The union called on the university to hold all classes remotely in the Fall 2020 and Spring 2021 semesters due to the COVID-19 pandemic, The Temple News reported.
TAUP’s executive committee voted on May 27 to approve the language of a TAUP statement that calls on the university to require proof of COVID-19 vaccination for students and faculty who will work or attend classes in-person on any Temple campus, except in cases of medical conditions, religious or strong moral or ethical beliefs, wrote Jordan in an email to The Temple News.
Jordan believes that the search for Temple’s next president was not transparent and did not include enough faculty or student input, he said.
Temple named Jason Wingard, a dean emeritus and professor at Columbia University, as the university’s 12th president on June 8 and assumed office on July 1, The Temple News reported.
“Although his credentials are quite impressive, the process that brought him here was not at all transparent,” wrote Jordan in an email to The Temple News.
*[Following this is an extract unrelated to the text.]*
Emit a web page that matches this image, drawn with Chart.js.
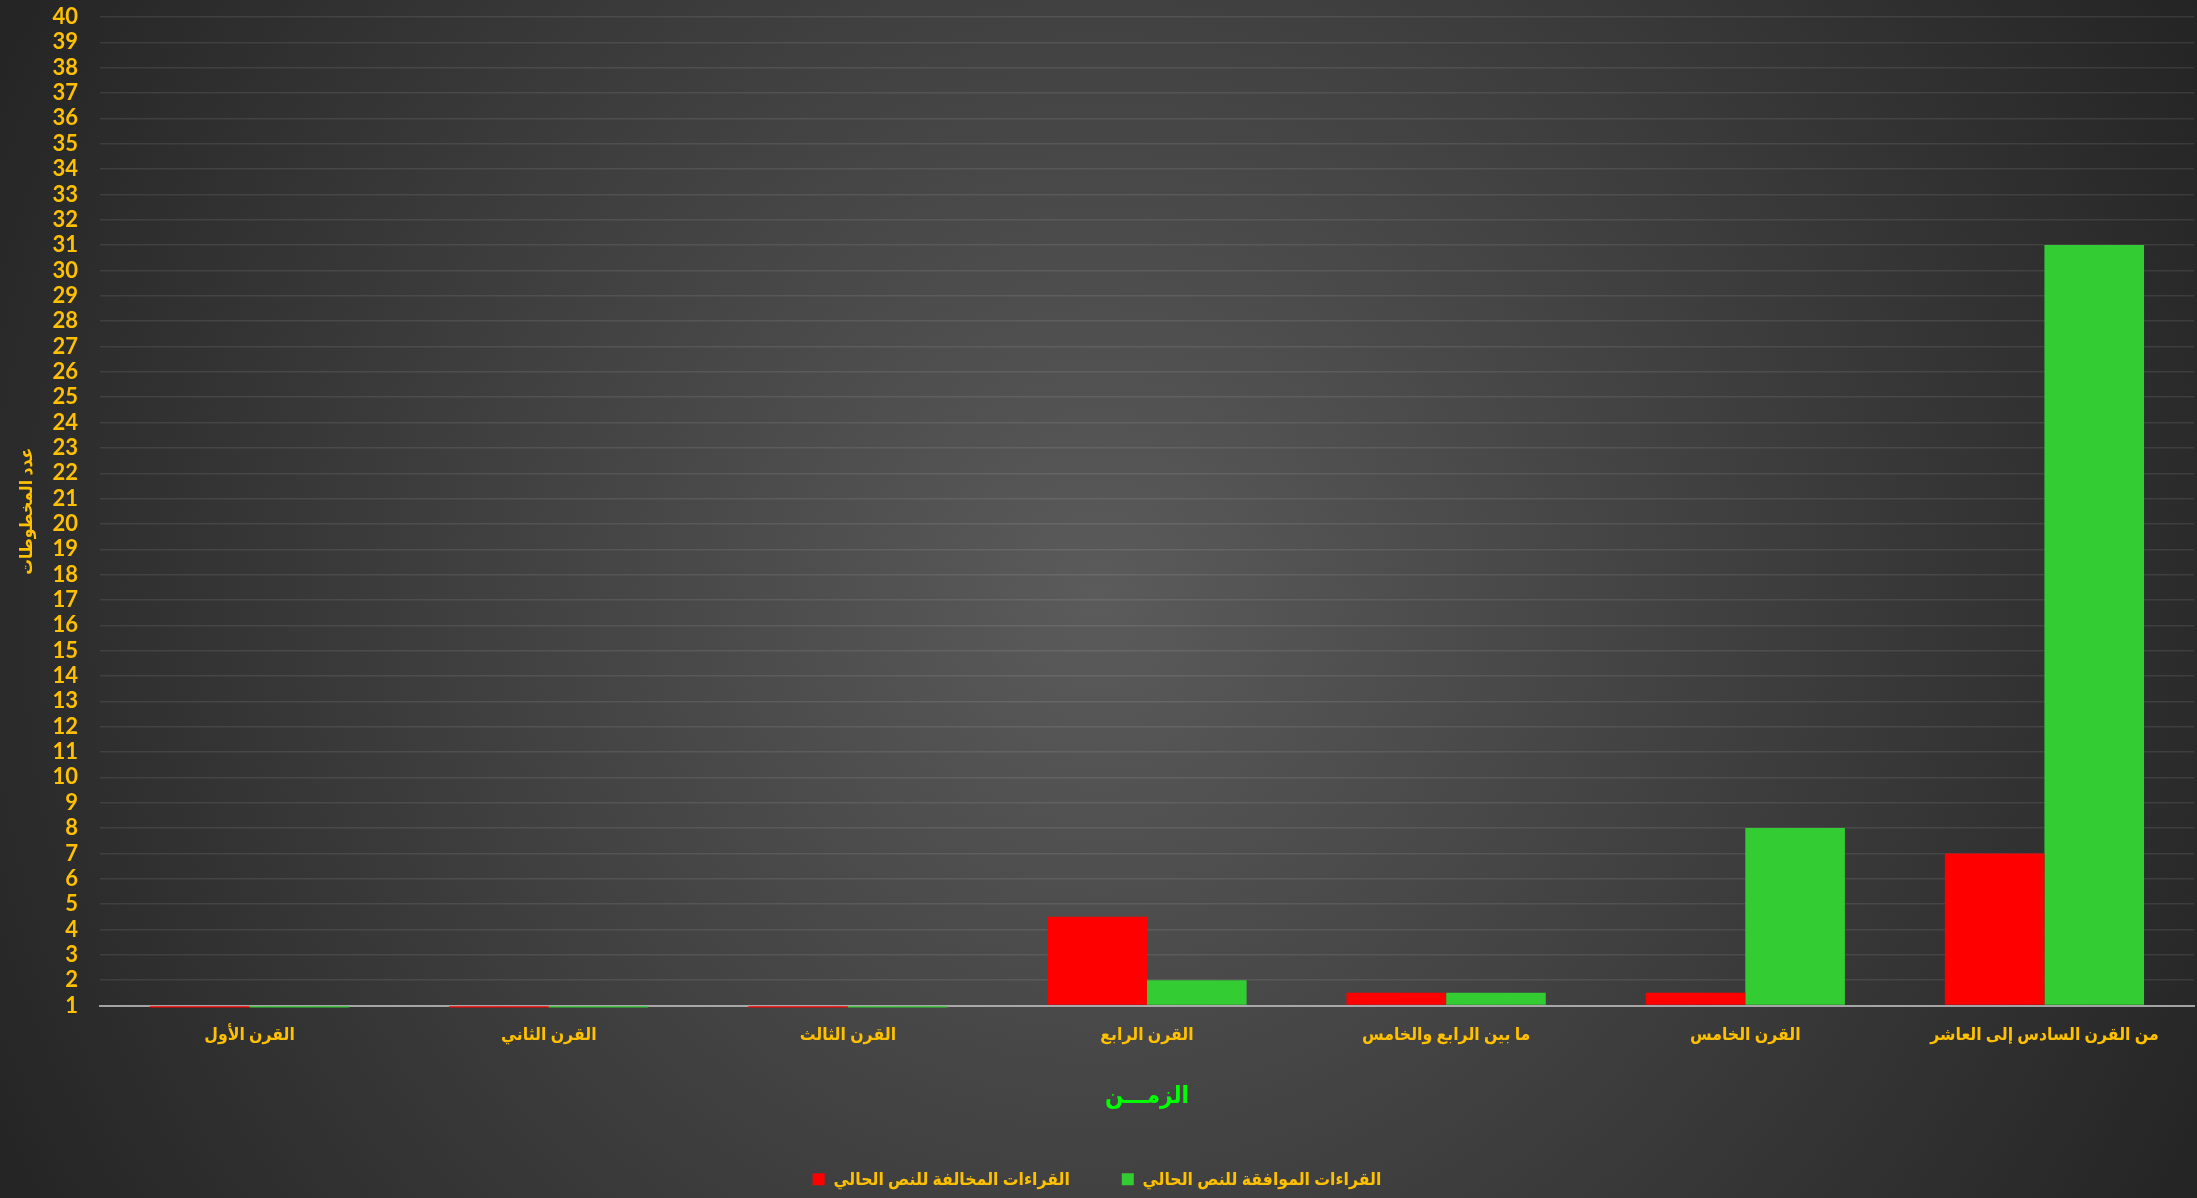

While there were three faculty members on the Presidential Search Committee, few people outside of the committee had the opportunity to meet Wingard, or any other candidate, before he was hired, Jordan wrote.
“That being said, I’m looking forward to meeting him and working with him,” he wrote.
State legislators that represent the area surrounding Temple’s Main Campus, including State Rep. Malcolm Kenyatta, State Sen. Sharif Street and State Rep. Danilo Burgos called on the university to be more transparent in their presidential search at a September 2020 event, The Temple News reported.
At the start of the COVID-19 pandemic, Temple University planned for 5 percent budget cuts across all departments, The Temple News reported.
“The 5 percent was an initial target for the schools and colleges, so they would be prepared for what we believed was the worst case,” wrote Ken Kaiser, vice president, chief financial officer and treasurer for the university, in an email to The Temple News.
Each department’s budget cuts were based on individual school needs and the percentage of their cuts varied, Kaiser wrote.
TAUP organized a protest with student organizations, like Temple University Graduate Students’ Association, Temple Young Democratic Socialists of America, Temple Marxists, Defund TUPD and Temple United Students Against Sweatshops against potential 5 percent budgets cuts in April 2021, The Temple News reported.
The union plans to continue working with student organizations at Temple to advocate on behalf of their needs, Jordan said.
TAUP conducted an analysis during the past year of the university’s budget and found that 5 percent budget cuts are unnecessary because the academic sector of Temple creates consistent revenue expenditure every year, Allingham said.
They worked with the Temple University Graduate Students’ Association to also create the Temple Made Millions campaign that calls on Temple’s Board of Trustees to vote against potential 5 percent budget cuts, be transparent about the university’s budget and include North Philadelphia community members in budget discussions.
The campaign argued that the university budget cuts were unnecessary and urged Temple to use their profits to save jobs in jeopardy from the budget cuts and to improve working conditions for Temple employees.
Temple made a profit of $163 million in 2020 compared to the $101 million in 2019, according to Temple’s 2020 and 2019 financial statement reports.
The final proposed budget, along with individual school’s budget cuts, will be approved on July 6, Kaiser wrote.
The union plans on continuing this campaign in the 2021 academic year, Jordan said.
Last year, TAUP learned the “necessity” of organizing as the union faced issues created by the COVID-19 pandemic, Allingham said.
“I’m excited this year to build a sort of structure that instead of just responding, sort of proactively tackle issues before they get to be at this crisis point,” he said.